This post is for young women. I see it as improving their relationship with themselves because history matters. Mad Men just began Season 4 on July 25 on AMC. Without question, it’s the best drama currently on tv. As a boomer, I delight in the accurate memories; like a kid spinning around in a plastic bag, who is simply told to take it outside. It captures a world I remember and a world I never knew, like the the upper class drinking volumes of alcohol. A Father in law offers $500 if a girl is born and $1000 for a son. The actresses even wear the pointy bras from the 1960’s which is only one of the many details they get right.
It is watching Peggy who grows from a secretary to “one of the guys” who writes copy for advertising that reminds me why feminism mattered so much then. Her ideas are often laughed at even though later, she’s right. She was demeaned when she asked for a raise when the guys make a lot more. Peggy has more dignity and speaks up for herself and even said no (in the last episode) for the first time when they asked her to get coffee. Things have improved since then. I wish all young women 35 and under would watch to really learn how much has been accomplished.

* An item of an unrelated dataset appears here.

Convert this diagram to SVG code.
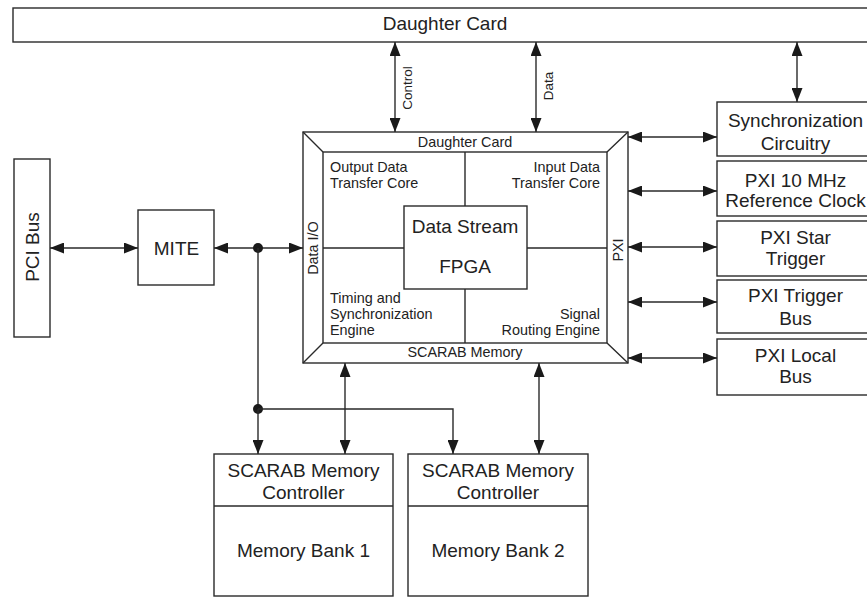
<svg xmlns="http://www.w3.org/2000/svg" width="867" height="597" viewBox="0 0 867 597">
<defs>
<marker id="ah" viewBox="0 0 14 11" refX="14" refY="5.5" markerWidth="14" markerHeight="11" markerUnits="userSpaceOnUse" orient="auto-start-reverse">
<path d="M0,0 L14,5.5 L0,11 Z" fill="#1a1a1a"/>
</marker>
</defs>
<style>
.box{fill:#fff;stroke:#2a2a2a;stroke-width:1.4}
.ln{fill:none;stroke:#2a2a2a;stroke-width:1.4}
.arr{fill:none;stroke:#2a2a2a;stroke-width:1.4;marker-start:url(#ah);marker-end:url(#ah)}
.arr1{fill:none;stroke:#2a2a2a;stroke-width:1.4;marker-end:url(#ah)}
text{font-family:"Liberation Sans",Arial,sans-serif;fill:#222}
.big{font-size:19px;text-anchor:middle}
.mid{font-size:14.4px}
.lab{font-size:13.5px;text-anchor:middle}
.c{text-anchor:middle}
.r{text-anchor:end}
</style>
<rect width="867" height="597" fill="#fff"/>

<g id="daughter-card">
<rect class="box" x="13" y="8" width="870" height="34"/>
<text class="big" x="445" y="30">Daughter Card</text>
</g>

<g id="pci-bus">
<rect class="box" x="14" y="159" width="36" height="178"/>
<text class="big" transform="translate(39,247) rotate(-90)">PCI Bus</text>
</g>

<g id="mite">
<rect class="box" x="138" y="210" width="76" height="75"/>
<text class="big" x="176.5" y="255">MITE</text>
</g>

<g id="fpga">
<rect class="box" x="303" y="132" width="325" height="231"/>
<rect class="box" x="323" y="152" width="284" height="191"/>
<path class="ln" d="M303,132 L323,152 M628,132 L607,152 M303,363 L323,343 M628,363 L607,343"/>
<path class="ln" d="M465,152 V206 M465,289 V343 M323,248 H404 M527,248 H607"/>
<rect class="box" x="404" y="206" width="123" height="83"/>
<text class="mid c" x="465" y="147">Daughter Card</text>
<text class="mid c" x="465" y="357">SCARAB Memory</text>
<text class="mid c" transform="translate(318,248) rotate(-90)">Data I/O</text>
<text class="mid c" transform="translate(623,250) rotate(-90)">PXI</text>
<text class="mid" x="330" y="172">Output Data</text>
<text class="mid" x="330" y="188">Transfer Core</text>
<text class="mid r" x="600" y="172">Input Data</text>
<text class="mid r" x="600" y="188">Transfer Core</text>
<text class="mid" x="330" y="303">Timing and</text>
<text class="mid" x="330" y="319">Synchronization</text>
<text class="mid" x="330" y="335">Engine</text>
<text class="mid r" x="600" y="319">Signal</text>
<text class="mid r" x="600" y="335">Routing Engine</text>
<text class="big" x="465" y="233">Data Stream</text>
<text class="big" x="465" y="273">FPGA</text>
</g>

<g id="sync-circuitry">
<rect class="box" x="717" y="102" width="160" height="54"/>
<text class="big" x="795.5" y="127">Synchronization</text>
<text class="big" x="795.5" y="150">Circuitry</text>
</g>
<g id="pxi-10mhz">
<rect class="box" x="717" y="161" width="160" height="55"/>
<text class="big" x="795.5" y="187">PXI 10 MHz</text>
<text class="big" x="795.5" y="207">Reference Clock</text>
</g>
<g id="pxi-star">
<rect class="box" x="717" y="221" width="160" height="55"/>
<text class="big" x="795.5" y="244">PXI Star</text>
<text class="big" x="795.5" y="265">Trigger</text>
</g>
<g id="pxi-trigger-bus">
<rect class="box" x="717" y="280" width="160" height="53"/>
<text class="big" x="795.5" y="302">PXI Trigger</text>
<text class="big" x="795.5" y="325">Bus</text>
</g>
<g id="pxi-local-bus">
<rect class="box" x="717" y="339" width="160" height="56"/>
<text class="big" x="795.5" y="362">PXI Local</text>
<text class="big" x="795.5" y="383">Bus</text>
</g>

<g id="mem-ctrl-1">
<rect class="box" x="214" y="454" width="179" height="142"/>
<path class="ln" d="M214,506 H393"/>
<text class="big" x="303.5" y="477">SCARAB Memory</text>
<text class="big" x="303.5" y="499">Controller</text>
<text class="big" x="303.5" y="557">Memory Bank 1</text>
</g>
<g id="mem-ctrl-2">
<rect class="box" x="408" y="454" width="180" height="142"/>
<path class="ln" d="M408,506 H588"/>
<text class="big" x="498" y="477">SCARAB Memory</text>
<text class="big" x="498" y="499">Controller</text>
<text class="big" x="498" y="557">Memory Bank 2</text>
</g>

<g id="connectors">
<path class="arr" d="M395,42 V132"/>
<path class="arr" d="M536,42 V132"/>
<path class="arr" d="M797,42 V102"/>
<text class="lab" transform="translate(412,88) rotate(-90)">Control</text>
<text class="lab" transform="translate(553,86) rotate(-90)">Data</text>
<path class="arr" d="M628,137 H717"/>
<path class="arr" d="M628,191 H717"/>
<path class="arr" d="M628,247 H717"/>
<path class="arr" d="M628,302 H717"/>
<path class="arr" d="M628,358 H717"/>
<path class="arr" d="M50,248 H138"/>
<path class="arr" d="M214,248 H303"/>
<circle cx="258" cy="248" r="5" fill="#1a1a1a"/>
<path class="ln" d="M258,248 V409"/>
<circle cx="258" cy="409" r="5" fill="#1a1a1a"/>
<path class="arr1" d="M258,409 V454"/>
<path class="arr1" d="M258,409 H453 V454"/>
<path class="arr" d="M345,363 V454"/>
<path class="arr" d="M539,363 V454"/>
</g>
</svg>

Then on July 29 I heard Margaret Geller, an astrophysicist, give a lecture at Chautauqua. Someone in the audience asked about women being equal in her field. She was very forthright about how very difficult it is for women to succeed and there are very few women in leadership positions.
This morning I was reading Newsweek and the August 9th issue has an article called, “A Real-Life Comic Book Superhero.” Lily Renee Phillips began in comic books erasing mistakes in other people’s drawing in 1943. She went on to become a talented illustrator and story-teller. She is very important today because she, “inspires women fighting for a place in the mostly male world of comics.”
We’ve come a long way but not far enough. Many young women don’t realize the history of the women’s movement and what was important still has relevancy today.